• _Records excerpted from a collection_:
---*---

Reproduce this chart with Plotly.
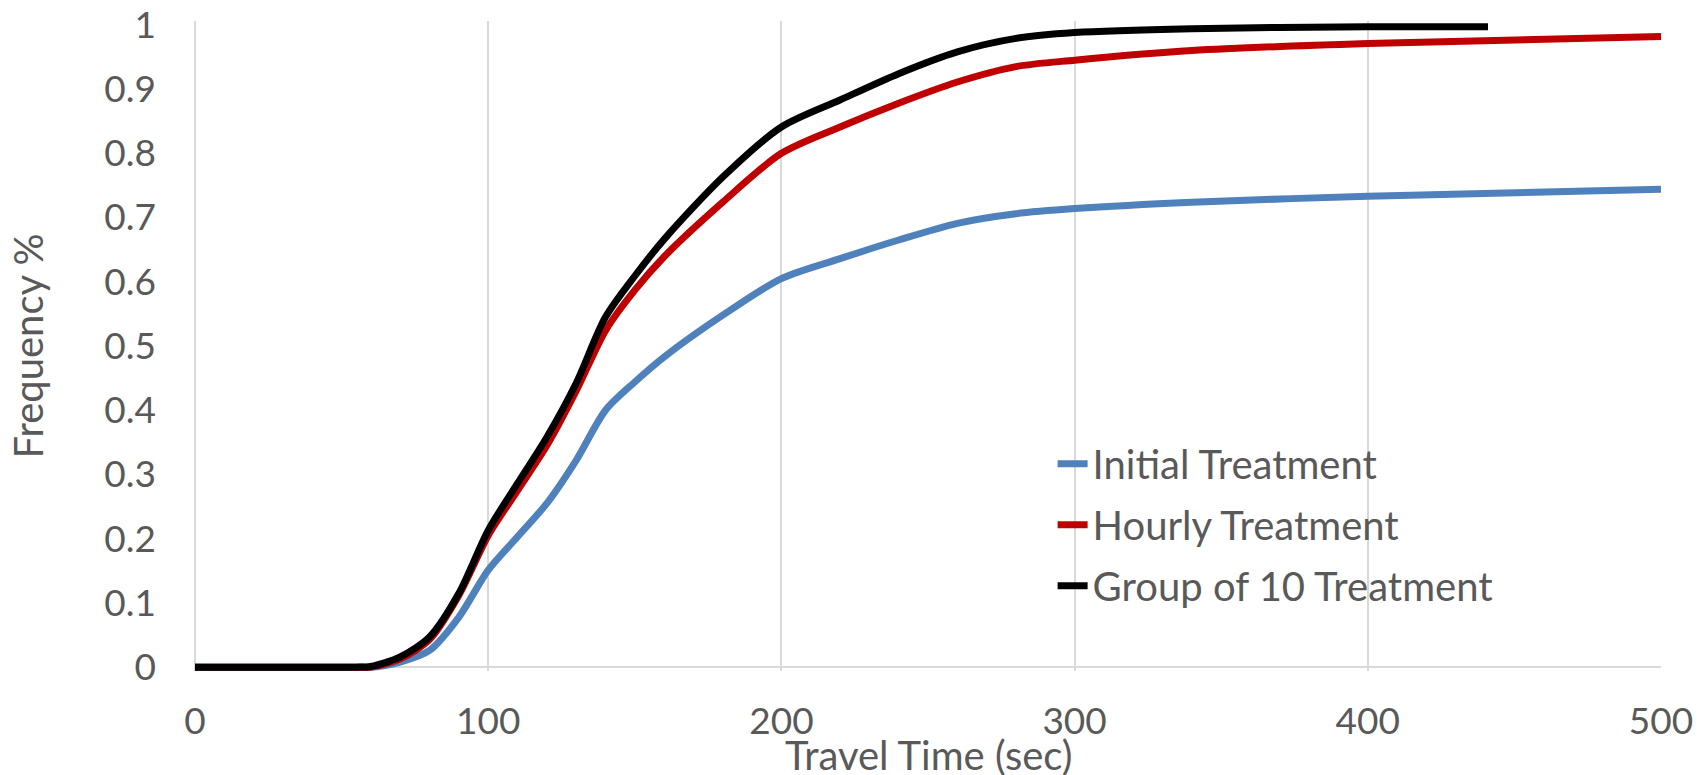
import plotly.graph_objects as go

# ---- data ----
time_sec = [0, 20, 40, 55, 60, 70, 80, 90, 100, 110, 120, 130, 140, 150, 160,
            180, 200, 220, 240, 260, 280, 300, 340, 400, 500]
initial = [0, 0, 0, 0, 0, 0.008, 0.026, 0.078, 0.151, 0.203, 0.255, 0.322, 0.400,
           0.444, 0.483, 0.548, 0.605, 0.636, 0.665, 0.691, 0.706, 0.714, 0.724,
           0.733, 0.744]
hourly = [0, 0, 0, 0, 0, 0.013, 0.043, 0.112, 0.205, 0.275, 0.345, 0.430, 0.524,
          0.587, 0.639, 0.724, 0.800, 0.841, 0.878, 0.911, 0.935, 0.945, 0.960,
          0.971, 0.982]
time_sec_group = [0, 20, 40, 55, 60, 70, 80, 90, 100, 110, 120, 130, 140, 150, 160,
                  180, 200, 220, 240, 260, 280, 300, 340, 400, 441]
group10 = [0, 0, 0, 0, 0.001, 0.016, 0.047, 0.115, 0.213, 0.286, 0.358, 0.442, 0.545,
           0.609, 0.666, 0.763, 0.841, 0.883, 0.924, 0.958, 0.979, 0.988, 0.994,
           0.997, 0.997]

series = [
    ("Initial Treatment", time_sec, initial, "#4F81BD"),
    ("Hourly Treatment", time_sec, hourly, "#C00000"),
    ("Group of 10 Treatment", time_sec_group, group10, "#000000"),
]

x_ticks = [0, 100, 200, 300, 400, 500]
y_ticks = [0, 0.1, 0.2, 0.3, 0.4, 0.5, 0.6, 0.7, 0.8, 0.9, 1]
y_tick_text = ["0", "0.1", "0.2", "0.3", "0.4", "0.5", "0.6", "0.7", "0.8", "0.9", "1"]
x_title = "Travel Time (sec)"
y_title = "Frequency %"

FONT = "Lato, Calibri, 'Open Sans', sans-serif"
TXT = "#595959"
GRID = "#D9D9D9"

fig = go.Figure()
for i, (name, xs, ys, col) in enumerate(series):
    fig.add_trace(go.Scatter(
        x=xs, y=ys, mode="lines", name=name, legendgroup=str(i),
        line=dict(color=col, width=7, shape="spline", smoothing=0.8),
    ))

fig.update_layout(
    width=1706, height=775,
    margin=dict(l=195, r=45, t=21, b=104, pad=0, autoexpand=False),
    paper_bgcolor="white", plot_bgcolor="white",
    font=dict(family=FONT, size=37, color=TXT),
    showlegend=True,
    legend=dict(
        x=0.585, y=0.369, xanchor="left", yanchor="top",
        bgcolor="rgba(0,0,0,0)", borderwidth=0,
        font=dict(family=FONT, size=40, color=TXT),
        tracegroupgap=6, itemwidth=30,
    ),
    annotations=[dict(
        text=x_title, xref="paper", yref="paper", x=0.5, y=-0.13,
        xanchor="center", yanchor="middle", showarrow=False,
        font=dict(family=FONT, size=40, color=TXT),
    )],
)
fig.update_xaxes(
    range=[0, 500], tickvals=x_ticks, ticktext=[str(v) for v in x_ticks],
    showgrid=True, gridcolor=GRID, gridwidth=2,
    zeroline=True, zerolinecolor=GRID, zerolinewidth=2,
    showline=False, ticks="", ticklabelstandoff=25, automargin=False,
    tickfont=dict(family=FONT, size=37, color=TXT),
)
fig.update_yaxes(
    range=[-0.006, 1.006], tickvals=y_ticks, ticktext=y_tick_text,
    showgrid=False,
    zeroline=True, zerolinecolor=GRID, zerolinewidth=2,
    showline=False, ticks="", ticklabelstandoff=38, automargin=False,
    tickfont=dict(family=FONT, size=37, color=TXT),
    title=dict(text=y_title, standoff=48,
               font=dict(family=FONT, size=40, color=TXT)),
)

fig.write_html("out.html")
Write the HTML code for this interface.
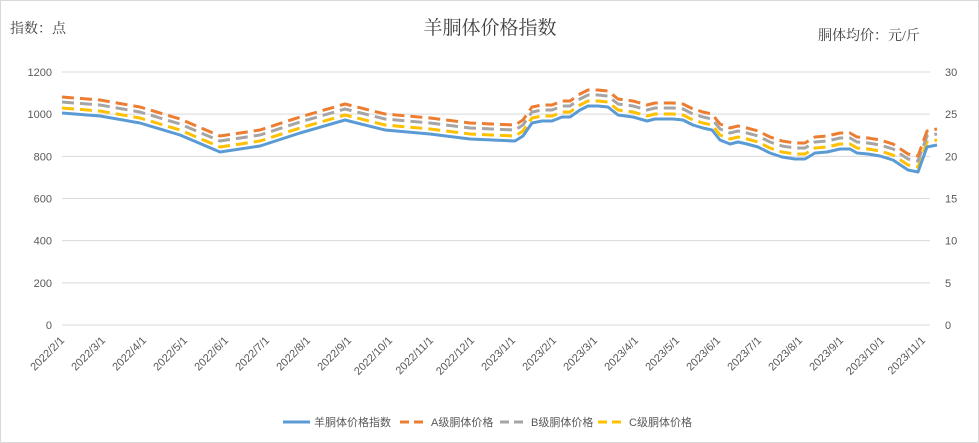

---*---

• _WHAT YOU NEED TO DO_:
The lines from the top of the data above through the one holding "import plotly.graph_objects as go" are to be repeated exactly, and only those, with no pictures.

• _SOLVED PROBLEM_:
Reproduce this chart with Plotly.
import plotly.graph_objects as go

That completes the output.